The government has restricted the export from the country of maize and soya beans, two important commodities in the poultry sub-sector.
It is part of measures to ensure food security and increase local poultry and livestock production.
Subsequently, the Plant Protection and Regulatory Services Directorate (PPRSD) has stopped issuing phytosanitary certificates for the export of both commodities.

This follows a directive from the Ministry of Trade and Industry (MoTI) to restrict their export to ensure the availability of the product, whose production is subsidised.

A highly placed source at the PPRSD told the Daily Graphic last Friday that the directive from MoTI meant that the directorate could no longer issue new certificates.

The directive restricts Ghana’s export of commodities to Niger, Sierra Leone, the Republic of Congo, the United Kingdom, Qatar, the United States, Italy and Canada.

The PPRSD, a directorate under the Ministry of Food and Agriculture (MoFA), provides certification for agricultural exports, whether in small or large quantities.

New certification

“For us (PPRSD), since the directive came, it means that we cannot issue any certificate, but for the soya bean, an exporter needs to be cleared under L.I. 2432 before we can grant the exporter certification to export,” the source said.
The Export and Import – Restrictions on Exportation of Soya Bean, Regulation 2020 (L.I. 2432) is administered by a seven-member Soya Bean Export Permit Committee, which acts as a regulatory task force.

The source added that the directive was premised on the fact that the country did not have enough quantities of those commodities, for which reason it could no longer export them.

It indicated that the PPRSD was committed, under its mandate, to organise, regulate, implement and coordinate the plant protection services needed for the country in support of the sustainable growth and development of agriculture.

The context
Information gathered by the Daily Graphic indicates that President Nana Addo Dankwa Akufo-Addo issued an Executive approval for a temporary restriction to be placed on maize and soya bean exports in January this year.

Consequently, stakeholders, such as MoFA, MoTI, the Ministry of the Interior, the Ministry of Local Government, Decentralisation and Rural Development (MLGRD), the Ministry of Finance, the Ghana Revenue Authority (GRA), the Ghana Export Promotion Authority (GEPA) and others, will soon meet to discuss how best to implement the export restriction.

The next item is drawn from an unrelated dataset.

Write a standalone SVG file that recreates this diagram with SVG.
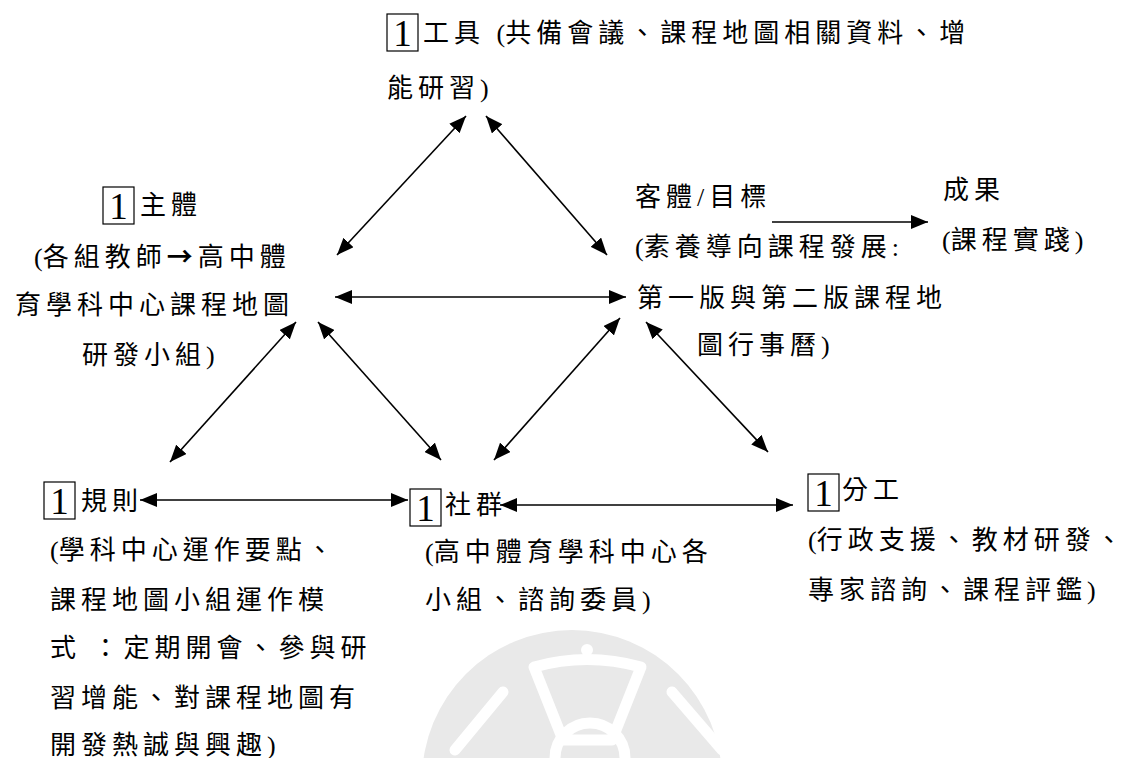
<svg xmlns="http://www.w3.org/2000/svg" width="1141" height="758" viewBox="0 0 1141 758">
<style>
  .t { font-family: "Liberation Serif", "Noto Sans CJK TC", serif; font-size: 26px; letter-spacing: 5px; fill: #000; }
  .p { letter-spacing: 0; }
  .ar { font-family: "Noto Sans CJK TC", sans-serif; font-weight: 700; }
  .n { font-family: "Liberation Serif", serif; font-size: 37px; fill: #000; text-anchor: middle; }
  .box { fill: none; stroke: #000; stroke-width: 1.2; }
  .c { stroke: #000; stroke-width: 1.6; fill: none; marker-end: url(#ah); }
  .bi { marker-start: url(#ah); }
  .wm { fill: none; stroke: #fff; stroke-width: 11; stroke-linecap: round; stroke-linejoin: round; }
</style>
<defs>
  <marker id="ah" viewBox="0 0 10 10" refX="10" refY="5" markerUnits="userSpaceOnUse" markerWidth="17" markerHeight="14" preserveAspectRatio="none" orient="auto-start-reverse">
    <path d="M0,0 L10,5 L0,10 z" fill="#000"/>
  </marker>
</defs>
<rect width="1141" height="758" fill="#fff"/>
<g id="watermark">
  <circle cx="572" cy="780" r="150" fill="#e9e9e9"/>
  <path class="wm" d="M534,667 Q587,652 641,667 L612,740 L563,740 Z"/>
  <circle cx="587" cy="650" r="6" fill="#fff"/>
  <path class="wm" d="M503,692 L455,750"/>
  <path class="wm" d="M672,692 L722,750"/>
  <path class="wm" d="M555,758 A34,34 0 0 1 625,758"/>
</g>
<g id="connectors">
  <line class="c bi" x1="466" y1="116" x2="337" y2="255"/>
  <line class="c bi" x1="486" y1="116" x2="607" y2="255"/>
  <line class="c bi" x1="335" y1="297" x2="626" y2="297"/>
  <line class="c bi" x1="296" y1="322" x2="170" y2="462"/>
  <line class="c bi" x1="318" y1="322" x2="441" y2="460"/>
  <line class="c bi" x1="620" y1="318" x2="494" y2="460"/>
  <line class="c bi" x1="646" y1="322" x2="768" y2="452"/>
  <line class="c bi" x1="140" y1="500" x2="408" y2="500"/>
  <line class="c bi" x1="500" y1="505" x2="793" y2="505"/>
  <line class="c" x1="772" y1="222" x2="928" y2="222"/>
</g>
<g id="node-tools">
  <rect class="box" x="387" y="14" width="31" height="37"/>
  <text class="n" x="402.5" y="46">1</text>
  <text class="t" x="423" y="42">工具 <tspan class="p">(</tspan>共備會議、課程地圖相關資料、增</text>
  <text class="t" x="387" y="97">能研習)</text>
</g>
<g id="node-subject">
  <rect class="box" x="103" y="187" width="31" height="37"/>
  <text class="n" x="118.5" y="219">1</text>
  <text class="t" x="140" y="214">主體</text>
  <text class="t" x="34" y="266"><tspan class="p">(</tspan>各組教師<tspan class="ar">→</tspan>高中體</text>
  <text class="t" x="15" y="314">育學科中心課程地圖</text>
  <text class="t" x="82" y="364">研發小組)</text>
</g>
<g id="node-object">
  <text class="t" x="635" y="206">客體/目標</text>
  <text class="t" x="635" y="256"><tspan class="p">(</tspan>素養導向課程發展:</text>
  <text class="t" x="637" y="307">第一版與第二版課程地</text>
  <text class="t" x="697" y="354">圖行事曆)</text>
</g>
<g id="node-outcome">
  <text class="t" x="943" y="199">成果</text>
  <text class="t" x="942" y="249"><tspan class="p">(</tspan>課程實踐)</text>
</g>
<g id="node-rules">
  <rect class="box" x="44" y="482" width="31" height="37"/>
  <text class="n" x="59.5" y="514">1</text>
  <text class="t" x="81" y="510">規則</text>
  <text class="t" x="50" y="559"><tspan class="p">(</tspan>學科中心運作要點、</text>
  <text class="t" x="50" y="609">課程地圖小組運作模</text>
  <text class="t" x="50" y="657">式 ：定期開會、參與研</text>
  <text class="t" x="50" y="707">習增能、對課程地圖有</text>
  <text class="t" x="50" y="754">開發熱誠與興趣)</text>
</g>
<g id="node-community">
  <rect class="box" x="410" y="489" width="31" height="37"/>
  <text class="n" x="425.5" y="521">1</text>
  <text class="t" x="445" y="514">社群</text>
  <text class="t" x="425" y="561"><tspan class="p">(</tspan>高中體育學科中心各</text>
  <text class="t" x="425" y="609">小組、諮詢委員)</text>
</g>
<g id="node-division">
  <rect class="box" x="808" y="474" width="31" height="37"/>
  <text class="n" x="823.5" y="506">1</text>
  <text class="t" x="842" y="499">分工</text>
  <text class="t" x="808" y="549"><tspan class="p">(</tspan>行政支援、教材研發、</text>
  <text class="t" x="808" y="599">專家諮詢、課程評鑑)</text>
</g>
</svg>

Their discussions will also focus on how to increase production, prevent smuggling and other related issues concerning the commodities.
Due to the ECOWAS Protocol on the free movement of people and goods, the country cannot impose an outright or direct ban on the commodities but can only restrict their movement. It wishes to encourage that they remain within its borders.

The directive

Data available from the World Integrated Trade Solution (WITS) indicates that the export of maize from Ghana amounted to 250,147 kilogrammes (kg) in 2019.

It also reported that the export of flour and meals of soya beans from the country was 54,500kg for the same period.

Information available also indicates that Ghana imports about 200,000 tonnes of maize annually to augment the 3.2 million tonnes of local maize production yearly.

Data suggests that there has been a tremendous increase in the export of soya beans from Ghana, resulting in competition among exporters, while creating shortages of the commodity, which is used by the livestock and the poultry industries.
The shortage also leads to price hikes, which eventually make it expensive for local processing.

The production of soya bean, which is currently being subsidised by the government under the Planting for Food and Jobs initiative, is to ensure its availability for processing and use as animal feed by the domestic industry at a cheaper cost to boost local livestock and poultry production.

GAWU’s position

The General Secretary of the General Agricultural Workers Union (GAWU) of the Trades Union Congress (TUC), Edward Kareweh, said although the directive on export restriction was a good policy, it was rather short-term to avert future food crisis.

He stated that the development would be a vindication of its position that the country did not have enough food for its citizens this year.

“It is also a vindication of our point that given the challenges in the sector last year, including shortages and the smuggling of fertiliser, coupled with rains that destroyed most of the crops, our agricultural productivity will suffer,” Mr. Kareweh said.
He stressed that if the government did not put in place solid long-term measures to address challenges in the agricultural sector, the country would face a food shortage in 2023 that would escalate prices in the market.

“For us, we see the export restriction on the selected commodities as a short-term measure to ensure that between May and June, we have enough quantities for the market, but that does not prepare us for 2023.

Long overdue

The Chief Executive Officer (CEO) of the Chamber of Agribusiness Ghana (CAG), Anthony Morrison, said Burkina Faso and other countries in West Africa had already imposed bans on the export of those commodities since last year and that it was long overdue for Ghana to follow suit.

He said market intelligence by the CAG indicated that about 50 percent of the commodities were being held in reserve away from the market by some aggregators so that they would be able to smuggle them out of the country later.
Mr. Morrison, therefore, called for a bipartisan national security committee made up of all relevant stakeholders to help the implementation of policies such as the restriction on the selected commodities.